──────── Data lines ────────

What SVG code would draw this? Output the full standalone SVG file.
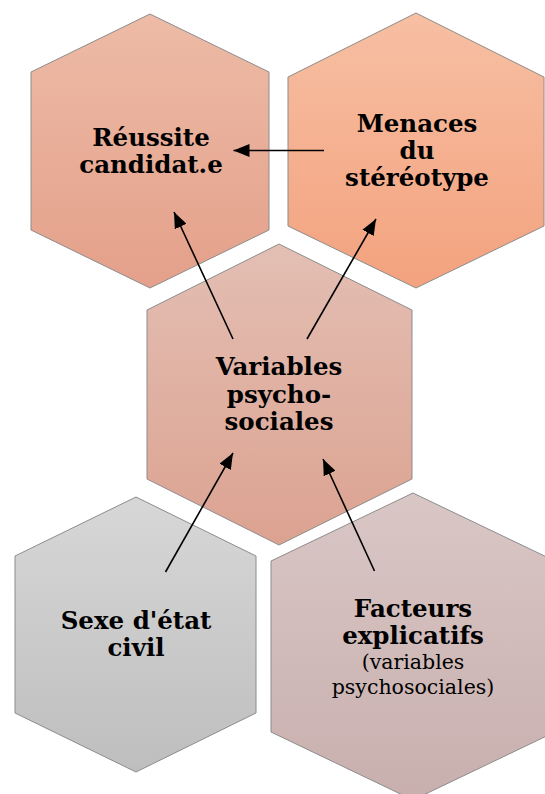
<svg xmlns="http://www.w3.org/2000/svg" width="545" height="794" viewBox="0 0 545 794">
<defs>
<linearGradient id="gR" x1="0" y1="0" x2="0" y2="1"><stop offset="0" stop-color="#EDBBA6"/><stop offset="1" stop-color="#E4A08A"/></linearGradient>
<linearGradient id="gM" x1="0" y1="0" x2="0" y2="1"><stop offset="0" stop-color="#F7BFA3"/><stop offset="1" stop-color="#F3A27E"/></linearGradient>
<linearGradient id="gV" x1="0" y1="0" x2="0" y2="1"><stop offset="0" stop-color="#E3BFB3"/><stop offset="1" stop-color="#DCA291"/></linearGradient>
<linearGradient id="gS" x1="0" y1="0" x2="0" y2="1"><stop offset="0" stop-color="#D7D7D7"/><stop offset="1" stop-color="#BEBEBE"/></linearGradient>
<linearGradient id="gF" x1="0" y1="0" x2="0" y2="1"><stop offset="0" stop-color="#D9C7C5"/><stop offset="1" stop-color="#C8AFAE"/></linearGradient>
<marker id="ah" viewBox="0 0 16 13" refX="16" refY="6.5" markerWidth="16" markerHeight="13" markerUnits="userSpaceOnUse" orient="auto"><path d="M0,0 L16,6.5 L0,13 Z" fill="#000"/></marker>
</defs>
<style>
.hex{stroke:#8C8C8C;stroke-width:1}
.b{font-family:"DejaVu Serif","Liberation Serif",serif;font-weight:bold;font-size:24.5px;fill:#000;text-anchor:middle}
.r{font-family:"DejaVu Serif","Liberation Serif",serif;font-size:20.5px;fill:#000;text-anchor:middle}
.c{stroke:#000;stroke-width:1.6;fill:none;marker-end:url(#ah)}
</style>
<g id="reussite">
<polygon class="hex" fill="url(#gR)" points="150,14 269,72 269,230 150,288 31,230 31,72"/>
<text class="b" x="151" y="146">Réussite</text>
<text class="b" x="151" y="172.5">candidat.e</text>
</g>
<g id="menaces">
<polygon class="hex" fill="url(#gM)" points="416,13 544,77 544,226 416,288 288,226 288,77"/>
<text class="b" x="417" y="132">Menaces</text>
<text class="b" x="417" y="159">du</text>
<text class="b" x="417" y="186">stéréotype</text>
</g>
<g id="variables">
<polygon class="hex" fill="url(#gV)" points="279,244 412,310 412,479 279,545 147,479 147,310"/>
<text class="b" x="279" y="375">Variables</text>
<text class="b" x="279" y="402.5">psycho-</text>
<text class="b" x="279" y="430">sociales</text>
</g>
<g id="sexe">
<polygon class="hex" fill="url(#gS)" points="136,497 256,556 256,713 136,772 15,713 15,556"/>
<text class="b" x="136" y="628.5">Sexe d'état</text>
<text class="b" x="136" y="655.5">civil</text>
</g>
<g id="facteurs">
<polygon class="hex" fill="url(#gF)" points="413,493 555,561 555,732 413,800 271,732 271,561"/>
<text class="b" x="413" y="617">Facteurs</text>
<text class="b" x="413" y="643.5">explicatifs</text>
<text class="r" x="413" y="669">(variables</text>
<text class="r" x="413" y="693.5">psychosociales)</text>
</g>
<g id="connectors">
<line class="c" x1="324" y1="150.5" x2="233.5" y2="150.5"/>
<line class="c" x1="233" y1="339" x2="174" y2="212"/>
<line class="c" x1="307" y1="339" x2="376" y2="219"/>
<line class="c" x1="165.5" y1="572" x2="233" y2="453"/>
<line class="c" x1="374.5" y1="571" x2="323" y2="459"/>
</g>
</svg>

────────

> Objective:
Reproduce every line precisely as given, omitting all pictures.

> Full output:
What SVG code would draw this? Output the full standalone SVG file.
<svg xmlns="http://www.w3.org/2000/svg" width="545" height="794" viewBox="0 0 545 794">
<defs>
<linearGradient id="gR" x1="0" y1="0" x2="0" y2="1"><stop offset="0" stop-color="#EDBBA6"/><stop offset="1" stop-color="#E4A08A"/></linearGradient>
<linearGradient id="gM" x1="0" y1="0" x2="0" y2="1"><stop offset="0" stop-color="#F7BFA3"/><stop offset="1" stop-color="#F3A27E"/></linearGradient>
<linearGradient id="gV" x1="0" y1="0" x2="0" y2="1"><stop offset="0" stop-color="#E3BFB3"/><stop offset="1" stop-color="#DCA291"/></linearGradient>
<linearGradient id="gS" x1="0" y1="0" x2="0" y2="1"><stop offset="0" stop-color="#D7D7D7"/><stop offset="1" stop-color="#BEBEBE"/></linearGradient>
<linearGradient id="gF" x1="0" y1="0" x2="0" y2="1"><stop offset="0" stop-color="#D9C7C5"/><stop offset="1" stop-color="#C8AFAE"/></linearGradient>
<marker id="ah" viewBox="0 0 16 13" refX="16" refY="6.5" markerWidth="16" markerHeight="13" markerUnits="userSpaceOnUse" orient="auto"><path d="M0,0 L16,6.5 L0,13 Z" fill="#000"/></marker>
</defs>
<style>
.hex{stroke:#8C8C8C;stroke-width:1}
.b{font-family:"DejaVu Serif","Liberation Serif",serif;font-weight:bold;font-size:24.5px;fill:#000;text-anchor:middle}
.r{font-family:"DejaVu Serif","Liberation Serif",serif;font-size:20.5px;fill:#000;text-anchor:middle}
.c{stroke:#000;stroke-width:1.6;fill:none;marker-end:url(#ah)}
</style>
<g id="reussite">
<polygon class="hex" fill="url(#gR)" points="150,14 269,72 269,230 150,288 31,230 31,72"/>
<text class="b" x="151" y="146">Réussite</text>
<text class="b" x="151" y="172.5">candidat.e</text>
</g>
<g id="menaces">
<polygon class="hex" fill="url(#gM)" points="416,13 544,77 544,226 416,288 288,226 288,77"/>
<text class="b" x="417" y="132">Menaces</text>
<text class="b" x="417" y="159">du</text>
<text class="b" x="417" y="186">stéréotype</text>
</g>
<g id="variables">
<polygon class="hex" fill="url(#gV)" points="279,244 412,310 412,479 279,545 147,479 147,310"/>
<text class="b" x="279" y="375">Variables</text>
<text class="b" x="279" y="402.5">psycho-</text>
<text class="b" x="279" y="430">sociales</text>
</g>
<g id="sexe">
<polygon class="hex" fill="url(#gS)" points="136,497 256,556 256,713 136,772 15,713 15,556"/>
<text class="b" x="136" y="628.5">Sexe d'état</text>
<text class="b" x="136" y="655.5">civil</text>
</g>
<g id="facteurs">
<polygon class="hex" fill="url(#gF)" points="413,493 555,561 555,732 413,800 271,732 271,561"/>
<text class="b" x="413" y="617">Facteurs</text>
<text class="b" x="413" y="643.5">explicatifs</text>
<text class="r" x="413" y="669">(variables</text>
<text class="r" x="413" y="693.5">psychosociales)</text>
</g>
<g id="connectors">
<line class="c" x1="324" y1="150.5" x2="233.5" y2="150.5"/>
<line class="c" x1="233" y1="339" x2="174" y2="212"/>
<line class="c" x1="307" y1="339" x2="376" y2="219"/>
<line class="c" x1="165.5" y1="572" x2="233" y2="453"/>
<line class="c" x1="374.5" y1="571" x2="323" y2="459"/>
</g>
</svg>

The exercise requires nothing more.